A Display generally consists of an array of pixels (picture elements) where one pixel represents a dot on the screen. This dot could be just white or black or may be represented with varying shades of gray (grayscale). A pixel could also represent multi-color where the individual colors are called sub-pixels since it takes all of them merged together to define the pixel color. Color displays typically have 3 subpixels, Red, Green, and Blue since these can be manipulated in combination to produce all of the needed colors. An integrated display may have a memory map where a memory address contains the data for one pixel on the screen. The computer writes to the memory location and hardware translates that memory data to the displayed pixel.
The Display on a mobile device is generally built into the device itself unlike a desktop computer where the display (usually called a monitor) is a separate device connected via a cable to the computer hardware. Most modern displays are bit (pixel) addressable which means that the software can control the display at the individual pixel level. This is normally done with an X/Y grid to form the address of the pixel. Thus a pixel can be identified as being in a certain row and a certain column of the display grid.
Characters and images are created by highlighting the appropriate pixels to form the shape desired. Early in computer technology the display was not bit addressable but rather a fixed set of character positions were used on the screen and the software defined the character for a particular character position and hardware then translated this to the bit image on the screen.
 Screen Size
The screen size is generally talked about two different ways. There is the actual screen dimensions for the display and there is the number of pixels used to define the screen area such as 800x600 which means that the longer side has 800 pixels and the shorter side has is 600 pixels wide. The total number of pixels in this screen is thus 480,000.
 Physical size
The physical size is often quoted as a single number which is the measure of the diagonal dimension of the display. This can be stated in inches or cm (or mm). With a given aspect ratio (ratio of width to length) the actual size can be determined. For example a standard TV has an aspect ratio of 4:3 which means a 5" display is really 4 inches wide and 3 inches tall. The newest TVs are now called wide-screen with an aspect ratio of 16:9. A 5" wide-screen display would actually have less area than a screen with a display that was closer to square. For reading purposes the area of the screen is a better judge. For 4:3 this would be 12 square inches by 16:9 would be closer to 11.

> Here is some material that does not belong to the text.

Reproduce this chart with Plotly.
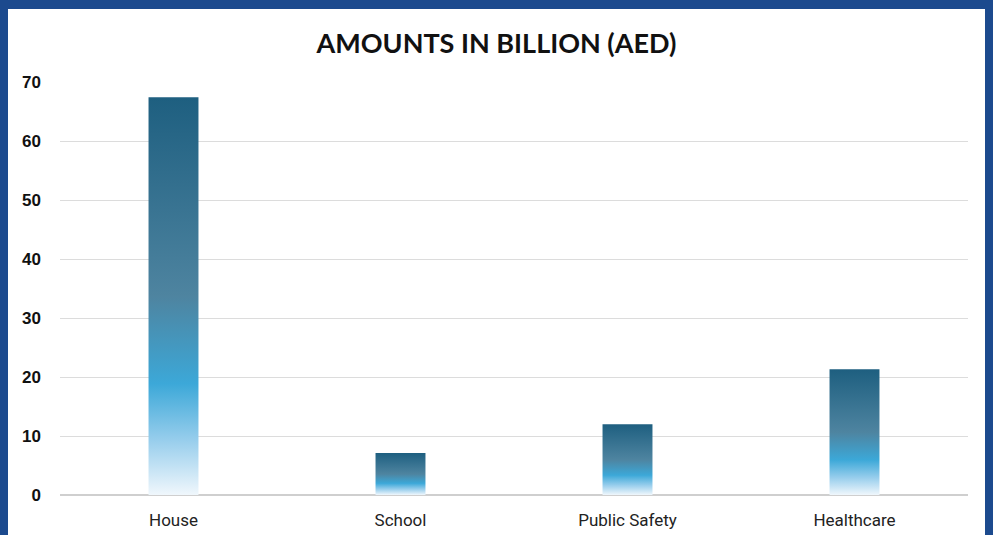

Mobile Devices can have any aspect ratio from 1:1 to very narrow. There is no standard but, for reading, 4:3, 3:2, 16:9 are popular ratios.
 Screen resolution
The ratio of the number of pixels to the screen size can be used to specify the resolution of the display. This is normally specified a PPI (pixels per inch) The For example 600 pixels on a 3" wide display would be 200 ppi. This is similar to a printer with a 200 dpi output. DPI (dots per inch) and PPI are the same for monochrome systems but different for Color. For a Reading device 100 ppi or more is considered OK however some people are bothered by a ppi this small. A ppi of 150 or more is generally satisfactory. Small screens are often held closer to your eyes and would therefore need to have a higher ppi. Apple offers very high resolution that they call a Retina display. Generally Computer screens are less than 100 ppi and a TV about 50 ppi.

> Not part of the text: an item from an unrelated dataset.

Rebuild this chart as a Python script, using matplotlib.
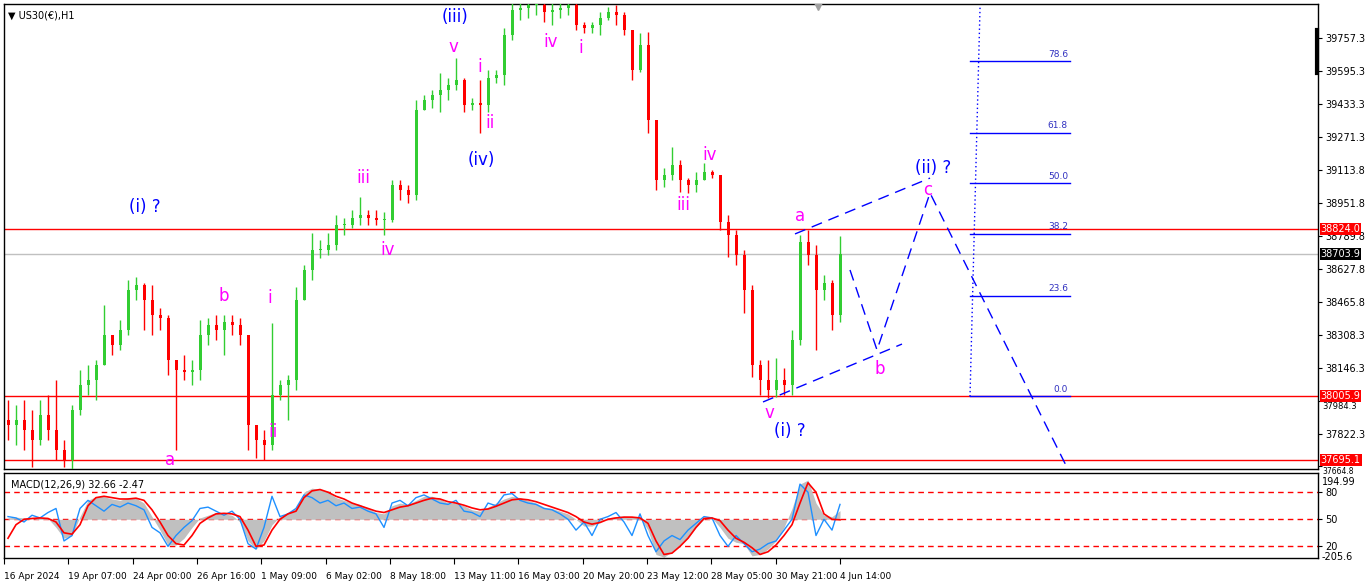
import numpy as np
import matplotlib
matplotlib.use("Agg")
import matplotlib.pyplot as plt
from matplotlib.transforms import blended_transform_factory

first_open = 37890
highs = [37989, 37964, 37989, 37940, 37989, 38013, 38086, 37793, 37964, 38135,
         38160, 38184, 38453, 38306, 38379, 38575, 38590, 38560, 38550, 38438,
         38404, 38184, 38208, 38184, 38379, 38389, 38404, 38404, 38404, 38389,
         38306, 37867, 37842, 38365, 38086, 38111, 38541, 38648, 38804, 38770,
         38804, 38893, 38878, 38917, 38980, 38917, 38917, 38907, 39064, 39064,
         39039, 39454, 39479, 39503, 39586, 39562, 39660, 39562, 39464, 39552,
         39601, 39601, 39806, 39928, 39990, 40040, 40090, 39960, 39933, 39960,
         39958, 39928, 39836, 39836, 39884, 39909, 39919, 39884, 39796, 39782,
         39787, 39357, 39122, 39225, 39161, 39073, 39103, 39147, 39112, 39088,
         38893, 38819, 38722, 38550, 38184, 38184, 38194, 38145, 38331, 38795,
         38819, 38746, 38599, 38575, 38790]
lows = [37793, 37769, 37744, 37661, 37769, 37793, 37695, 37661, 37647, 37916,
        38013, 37989, 38160, 38208, 38233, 38306, 38477, 38331, 38306, 38331,
        38111, 37744, 38086, 38062, 38086, 38257, 38282, 38208, 38306, 38257,
        37744, 37705, 37695, 37744, 37989, 37891, 38038, 38477, 38575, 38682,
        38697, 38722, 38795, 38829, 38844, 38844, 38844, 38795, 38858, 38966,
        38951, 38966, 39406, 39415, 39396, 39454, 39503, 39396, 39406, 39293,
        39396, 39537, 39528, 39748, 39845, 39855, 39870, 39836, 39821, 39855,
        39870, 39796, 39782, 39782, 39772, 39845, 39821, 39772, 39552, 39591,
        39293, 39015, 39029, 39064, 39005, 39000, 39005, 39064, 39073, 38819,
        38687, 38648, 38414, 38101, 38013, 37998, 38003, 38013, 38013, 38257,
        38648, 38233, 38477, 38331, 38370]
closes = [37867, 37891, 37842, 37793, 37916, 37842, 37744, 37695, 37940, 38062,
          38086, 38160, 38306, 38257, 38331, 38526, 38550, 38477, 38404, 38389,
          38184, 38135, 38125, 38135, 38306, 38355, 38331, 38370, 38355, 38306,
          37867, 37793, 37769, 38013, 38062, 38086, 38477, 38624, 38722, 38722,
          38746, 38844, 38844, 38878, 38893, 38878, 38868, 38868, 39039, 39015,
          38990, 39406, 39454, 39479, 39503, 39528, 39552, 39430, 39440, 39430,
          39562, 39577, 39772, 39894, 39904, 39919, 39919, 39884, 39894, 39904,
          39919, 39821, 39806, 39821, 39855, 39884, 39870, 39796, 39601, 39723,
          39357, 39064, 39088, 39137, 39064, 39039, 39064, 39103, 39088, 38858,
          38795, 38697, 38526, 38160, 38086, 38038, 38086, 38062, 38282, 38761,
          38697, 38526, 38560, 38404, 38702]

# MACD window, same grouping (100 = level line)
macd_hist = [5, 8, 5, 0, 5, 3, -30, -70, -60, 10,
             70, 84, 84, 75, 70, 80, 78, 60, 10, -40,
             -95, -95, -70, -30, 5, 15, 25, 20, 15, -10,
             -80, -110, -80, -20, 10, 25, 40, 100, 115, 110,
             100, 80, 70, 60, 55, 40, 25, 20, 50, 60,
             55, 70, 85, 85, 75, 60, 60, 50, 35, 30,
             45, 60, 75, 85, 80, 70, 60, 45, 40, 30,
             20, 0, -25, -25, -10, 5, 10, 12, 10, 5,
             -40, -130, -140, -120, -95, -70, -30, 0, 5, -30,
             -70, -85, -90, -135, -130, -110, -80, -30, 40, 130,
             145, 60, 15, 10, 32]
macd_signal = [-70, -20, 0, 3, 5, 3, -10, -50, -55, -20,
               50, 80, 85, 80, 75, 75, 78, 70, 35, -10,
               -60, -90, -95, -60, -15, 5, 20, 22, 20, 10,
               -40, -100, -95, -40, 0, 20, 30, 80, 105, 110,
               100, 85, 75, 60, 50, 40, 30, 25, 35, 45,
               50, 60, 70, 78, 75, 65, 60, 52, 42, 35,
               38, 48, 60, 72, 75, 72, 65, 55, 45, 35,
               25, 10, -10, -18, -12, 0, 5, 8, 8, 5,
               -15, -80, -130, -125, -100, -70, -30, 3, 5, -5,
               -40, -70, -85, -105, -130, -120, -95, -60, -20, 60,
               135, 100, 20, 0, -2]
macd_line = [10, 5, -10, 15, 5, 25, 40, -80, -60, 40,
             70, 50, 30, 55, 45, 60, 50, 35, -30, -50,
             -100, -60, -30, -5, 40, 45, 30, 15, 30, 0,
             -90, -110, -30, 85, 10, 20, 40, 90, 80, 60,
             70, 50, 60, 40, 45, 30, 20, -30, 60, 70,
             50, 80, 90, 75, 60, 55, 70, 30, 25, 10,
             60, 50, 90, 95, 70, 60, 55, 40, 35, 20,
             0, -40, -10, -60, 0, 10, 25, -10, -60, 20,
             -60, -120, -80, -60, -75, -40, -15, 10, 5, -60,
             -100, -60, -90, -120, -110, -90, -80, -40, 0, 130,
             100, -60, 0, -40, 55]

red_levels = [38824.0, 38005.9, 37695.1]
bid_price = 38703.9

fib_low = 38005.9
fib_high = 40090.0
fib_ratios = [0.0, 0.236, 0.382, 0.5, 0.618, 0.786]

price_ticks = [39757.3, 39595.3, 39433.3, 39271.3, 39113.8, 38951.8, 38789.8,
               38627.8, 38465.8, 38308.3, 38146.3, 37984.3, 37822.3, 37664.8]
# these two sit under the coloured price boxes, drawn a bit lower
hidden_ticks = [37984.3, 37664.8]

date_labels = ["16 Apr 2024", "19 Apr 07:00", "24 Apr 00:00", "26 Apr 16:00",
               "1 May 09:00", "6 May 02:00", "8 May 18:00", "13 May 11:00",
               "16 May 03:00", "20 May 20:00", "23 May 12:00", "28 May 05:00",
               "30 May 21:00", "4 Jun 14:00"]
date_bars = [0, 64, 129, 193, 257, 322, 386, 450, 514, 579, 643, 707, 772, 836]

# wave count labels (bar, price, text, colour)
MAG = "#FF00FF"
BLU = "#0000FF"
wave_labels = [
    (141, 38932, "(i) ?", BLU), (166, 37695, "a", MAG), (220, 38497, "b", MAG),
    (266, 38487, "i", MAG), (269, 37832, "ii", MAG), (359, 39073, "iii", MAG),
    (384, 38722, "iv", MAG), (449, 39713, "v", MAG), (451, 39860, "(iii)", BLU),
    (476, 39616, "i", MAG), (486, 39342, "ii", MAG), (477, 39161, "(iv)", BLU),
    (547, 39738, "iv", MAG), (577, 39708, "i", MAG), (679, 38941, "iii", MAG),
    (706, 39186, "iv", MAG), (796, 38888, "a", MAG), (765, 37925, "v", MAG),
    (786, 37837, "(i) ?", BLU), (876, 38140, "b", MAG), (924, 39015, "c", MAG),
    (929, 39122, "(ii) ?", BLU),
]

# projected path and triangle trend lines
upper_x, upper_y = [791, 926], [38800, 39073]
lower_x, lower_y = [759, 898], [37979, 38262]
path_x, path_y = [846, 873, 926, 1066], [38624, 38233, 39000, 37630]

fig = plt.figure(figsize=(13.66, 5.88), dpi=100)
fig.patch.set_facecolor("white")
W, H = 1366, 588
ax = fig.add_axes([4 / W, (H - 469) / H, 1314 / W, 465 / H])
ax2 = fig.add_axes([4 / W, (H - 558) / H, 1314 / W, 85 / H])

# candles
n = len(closes)
x = 4 + 8 * np.arange(n)
opens = np.array([first_open] + closes[:-1])
c = np.array(closes)
cols = np.where(c >= opens, "#32CD32", "#FF0000")
ax.vlines(x, lows, highs, colors=cols, lw=1, zorder=3)
body = np.maximum(np.abs(c - opens), 4)
ax.bar(x, body, bottom=np.minimum(c, opens), width=3, color=cols, zorder=3)

# horizontal lines
for lvl in red_levels:
    ax.axhline(lvl, color="red", lw=1, zorder=2)
ax.axhline(bid_price, color="#C0C0C0", lw=1, zorder=2)

# fibonacci
for r in fib_ratios:
    lv = fib_low + r * (fib_high - fib_low)
    ax.plot([966, 1066], [lv, lv], color="#0000FF", lw=1, zorder=2)
    ax.text(1064, lv + 12, f"{r * 100:.1f}", color="#3030C0", fontsize=6.5,
            ha="right", va="bottom")
ax.plot([966, 977], [fib_low, fib_high], color="#0000FF", lw=1,
        linestyle=(0, (1, 2)), zorder=2)

# dashed wave lines
dash = dict(color="#0000FF", lw=1, linestyle=(0, (8, 5)), zorder=4)
ax.plot(upper_x, upper_y, **dash)
ax.plot(lower_x, lower_y, **dash)
ax.plot(path_x, path_y, **dash)

for bx, py, txt, col in wave_labels:
    ax.text(bx, py, txt, color=col, fontsize=12, ha="center", va="center", zorder=5)

ax.plot([814], [39915], marker="v", color="#A0A0A0", ms=6, zorder=5)

ax.set_xlim(0, 1314)
ax.set_ylim(37651.5, 39923.5)
ax.set_xticks([])
ax.yaxis.tick_right()
ax.set_yticks(price_ticks)
ax.set_yticklabels(["" if v in hidden_ticks else f"{v:.1f}" for v in price_ticks])
ax.tick_params(axis="y", length=3, labelsize=7, pad=2, colors="black")
for s in ax.spines.values():
    s.set_color("black")
    s.set_linewidth(1)

ax.text(0.003, 0.985, "\u25bc US30(\u20ac),H1", transform=ax.transAxes,
        fontsize=7, va="top", ha="left")

# price labels on the scale
tr = blended_transform_factory(ax.transAxes, ax.transData)
ax.text(1.003, 37984.3 - 28, "37984.3", transform=tr, fontsize=6, va="center",
        ha="left", clip_on=False)
ax.text(1.003, 37664.8 - 26, "37664.8", transform=tr, fontsize=5.5, va="center",
        ha="left", clip_on=False)
for lvl in red_levels:
    ax.text(1.002, lvl, f"{lvl:.1f}", transform=tr, fontsize=7, color="white",
            va="center", ha="left", zorder=10, clip_on=False,
            bbox=dict(boxstyle="square,pad=0.1", fc="red", ec="none"))
ax.text(1.002, bid_price, f"{bid_price:.1f}", transform=tr, fontsize=7,
        color="white", va="center", ha="left", zorder=10, clip_on=False,
        bbox=dict(boxstyle="square,pad=0.1", fc="black", ec="none"))

# thick marker on the right border
fig.add_artist(plt.Line2D([1317 / W, 1317 / W], [(H - 30) / H, (H - 73) / H],
                          color="black", lw=3))

# MACD window
ax2.fill_between(x, 0, macd_hist, color="#C0C0C0", lw=0, zorder=2)
ax2.plot(x, macd_line, color="#1E90FF", lw=1, zorder=3)
ax2.plot(x, macd_signal, color="red", lw=1.2, zorder=4)
for lv in [100, 0, -100]:
    ax2.axhline(lv, color="red", lw=1, linestyle=(0, (4, 3)), zorder=1)
ax2.set_xlim(0, 1314)
ax2.set_ylim(-143, 171)
ax2.yaxis.tick_right()
ax2.set_yticks([100, 0, -100])
ax2.set_yticklabels(["80", "50", "20"])
ax2.tick_params(axis="y", length=3, labelsize=7, pad=2)
tr2 = blended_transform_factory(ax2.transAxes, ax2.transData)
ax2.text(1.003, 137, "194.99", transform=tr2, fontsize=7, va="center", ha="left")
ax2.text(1.003, -140, "-205.6", transform=tr2, fontsize=7, va="center", ha="left")
ax2.text(0.005, 0.92, "MACD(12,26,9) 32.66 -2.47", transform=ax2.transAxes,
         fontsize=7, va="top", ha="left")
ax2.set_xticks(date_bars)
ax2.set_xticklabels(date_labels, ha="left")
ax2.tick_params(axis="x", length=4, labelsize=6.5, pad=6)
for s in ax2.spines.values():
    s.set_color("black")
    s.set_linewidth(1)

fig.savefig("out.png", dpi=100, facecolor="white")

A color pixel is generally made up of 3 dots: 1 red, 1 green, and 1 blue. These are called sub-pixels. Each sub-pixel is a dot so dpi would be higher than ppi. One trick to improve the apparent resolution of a color display to to smooth the edges by using an adjacent sub-pixel. The eye cannot really see color in an image if it is very small so turning on just one sub-pixel which will only show as gray but the smoothness will be apparent. Microsoft uses this technique to achieve better apparent resolution with "cleartype" reading software. The improvement in apparent resolution can be as much as 50%. If the fonts are designed correctly they will look very good on any of the eBook Reading devices. Really tiny fonts or accent marks could look poor on low resolution devices.

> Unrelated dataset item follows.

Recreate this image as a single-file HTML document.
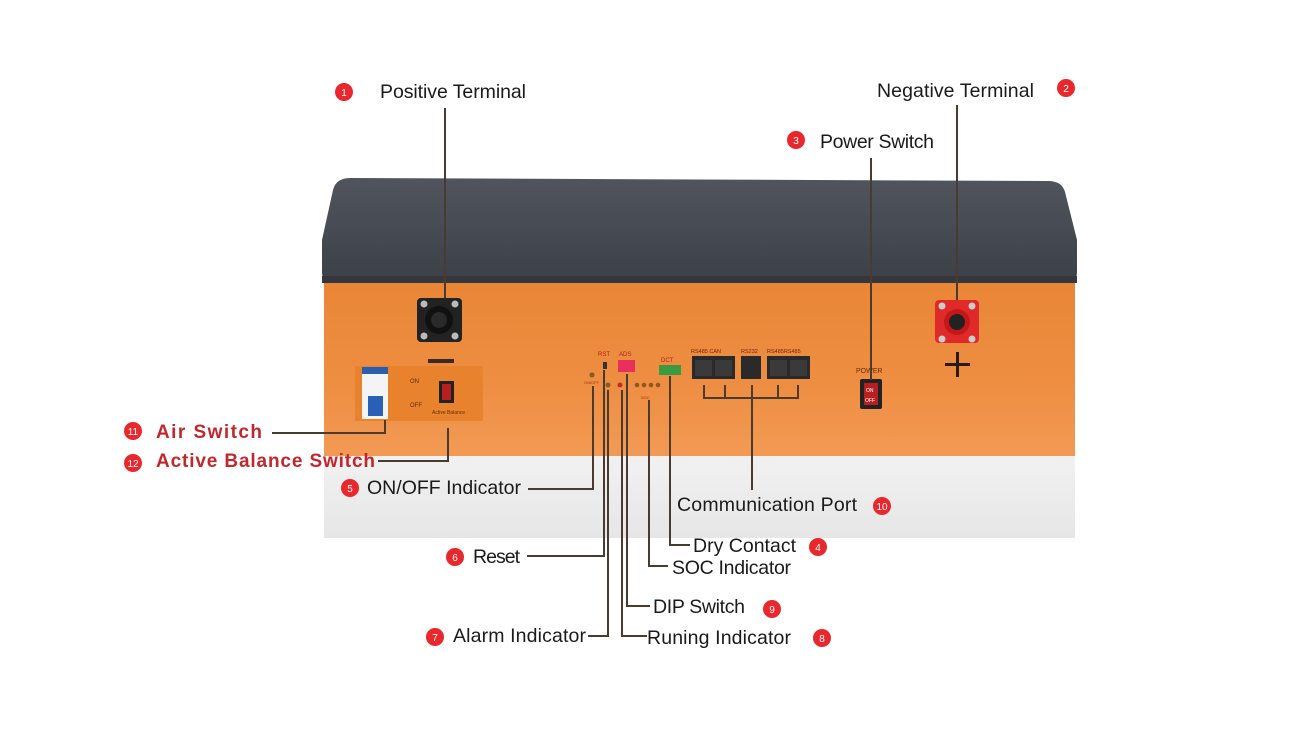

For video use a lower ppi is fine. The motion and short time for each image will make the image seem clearer.
It is possible that the horizontal and vertical resolution are not the same. In this case the pixel would not be square. The page on screen sizes has comparisons for different screens.
 Display refresh
Many displays require a refresh. This is because once the display image is sent to the screen it will begin to fade away. The length of time the display will remain on the screen is called its persistence. The method used to keep the display on the screen is to refresh it often. If it is refreshed often enough the user will perceive the data never faded at all. Refresh times are generally 60 times per second or more. Low refresh times can cause the image to flicker which will cause eye fatigue when reading on the unit.
Typically refresh is done from a hardware controller that works out of a portion of RAM memory dedicated to the display. The software in the system writes the data to this memory location and it will then be displayed on the screen automatically. The memory is typically a bitmapped image of what the screen will show. It some cases there may be multiple bitmapped images where the software constructs the new page behind the scenes and then the display controller switches to the new memory map and shows the new data instantly.
Some display technologies, most notably e-paper and LCD, do not require refreshing. LCD require power to retain it screen contents. E-paper does not need power to the screen but will lose a little of its contrast after a while. Even screens without refresh will typically have a RAM based memory area to stage the image.